The Boone and Crockett Quantitative Wildlife Center (BCQWC) and the Quantitative Fisheries Center (QFC) at Michigan State University (MSU) partnered to organize and sponsor a special topic symposium at the recent Midwest Fish and Wildlife Conference in Grand Rapids, MI. Bryan Stevens (BCQWC), Dr. Renee Riley (QFC), and Dr. David Williams (BCQWC) organized the symposium, which drew more than 100 attendees. One of the ways we accomplish the mission of the BCQWC is by bringing together experts in quantitative methods within a forum that promotes the use and application of those methods for conservation. The Midwest FW Conference was an especially appropriate venue as it brought together many current and future conservation leaders: regional agency personnel, faculty, and students.
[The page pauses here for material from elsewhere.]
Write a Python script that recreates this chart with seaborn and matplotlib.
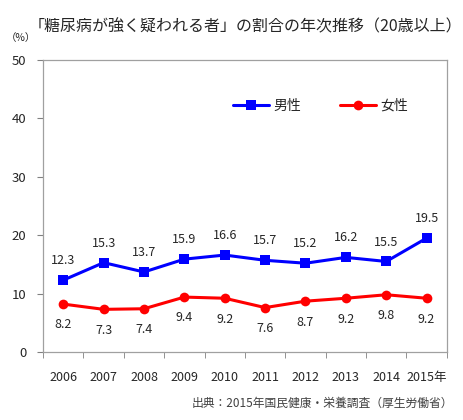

A highlight of the symposium was our keynote speaker, Dr. Ken Newman from the United States Fish and Wildlife Service. Dr. Newman is a world-renowned expert in the development and use of state-space models for fish and wildlife management applications. Special thanks to the Quantitative Fisheries Center and the Boone and Crockett Quantitative Wildlife Center for funding Dr. Newman’s participation in this symposium.
State-space models represent a synthetic framework for statistical applications in fisheries and wildlife that link dynamic models of ecological systems with observation models for describing sampling processes. Such models are a special class of hierarchical model where data are time-series observations, and partially observed population states are dependent through time in a Markovian fashion. As such, state-space frameworks facilitate a more formal merging of hypotheses and models from theoretical and empirical ecology, as well as direct fitting of dynamic ecological models to real data from fish and wildlife populations. Despite the conceptual advantages of these tools they have not received widespread adoption into graduate curriculum and professional training courses, and thus many researchers and students are not familiar with the framework and its potential use in applied research. Our objectives were to: 1) provide a general introduction to state-space models and their applications for fish and wildlife scientists, 2) describe case studies using state-space methods to model fish and wildlife populations, and 3) summarize existing barriers and likely future directions for learning and implementing state-space approaches in applied fisheries and wildlife research. This symposium began with a formal keynote talk to introduce the topic and conceptual framework, followed by multiple example applications using state-space methods to model fish and wildlife population dynamics, and concluded with a panel discussion of future directions and barriers to implementation of state-space methods in applied fisheries and wildlife research.